Il travaille environ 25 heures par semaine pour 240 euros. « J’en donne une partie à mes parents, dit-il. Sa mère fait des ménages et son père est au chômage. Je paye mes sorties, mes vêtements, mes repas. J’en mets de côté pour passer mon permis de conduire. »

« Dans la classe, nous sommes 4 à travailler sur 15 », indique son camarade Ali Gasdallah. Noël est une période de forte activité : Ali a décroché un contrat pour préparer des commandes pour une grande enseigne, ce qui va le contraindre à rater trois jours de cours ; le week-end, Jihed prépare des petits déjeuners dans un hôtel quatre étoiles à Lyon et Mourad travaille dans une entreprise de manutention. Tous mettent de l’argent de côté, pour passer le permis de conduire ou entretenir leur voiture, et aident leurs parents. (...)

« Quelle est l’ampleur du phénomène ? Au ministère de l’éducation nationale, comme au ministère du travail, on ne dispose pas de statistiques. « De plus en plus de lycéens ont un emploi rémunéré », assure Floréale Mangin, présidente de l’Union nationale lycéenne (UNL), qui a commandé à l’institut CSA une étude sur la question.

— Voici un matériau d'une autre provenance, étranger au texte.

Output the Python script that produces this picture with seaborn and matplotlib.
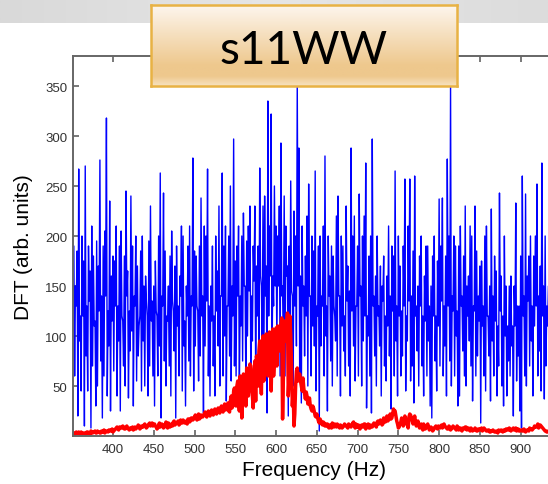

Réalisée auprès d’un échantillon représentatif de 479 lycéens du 6 au 13 novembre sur une cinquantaine de lycées répartis sur l’ensemble du territoire, l’étude révèle que 18 % ont, en dehors des stages conventionnés, déjà exercé ou exercent une activité rémunérée depuis qu’ils sont lycéens, en dehors des vacances d’été (si l’on inclut les vacances d’été, ce pourcentage grimpe à 28 %). Au moment de l’enquête, ils étaient 6 % à travailler ; près de la moitié (48 %) n’étaient pas déclarés.

Les activités se répartissent entre le baby-sitting (28 %), le commerce, la vente et la distribution (24 %), l’hôtellerie et la restauration (16 %), l’événementiel et l’accueil (12 %), l’industrie (7 %), etc. Les lycéens gagnent en moyenne 302 euros par mois. Quelque 80 % déclarent qu’ils travaillent pour « se faire de l’argent de poche et s’offrir ce dont ils ont envie », 13 % disent « en avoir besoin pour vivre », 5 % « pour avoir de l’expérience et se former à leur futur métier » et 4 % parce que leurs parents « les y ont incités ». La proportion des lycéens qui travaillent parce qu’ils en ont besoin pour vivre apparaît élevée dans les lycées professionnels (23 % des lycéens qui travaillent), comparée aux lycées généraux et technologiques (7 %). » Le Monde, 18.12.2006.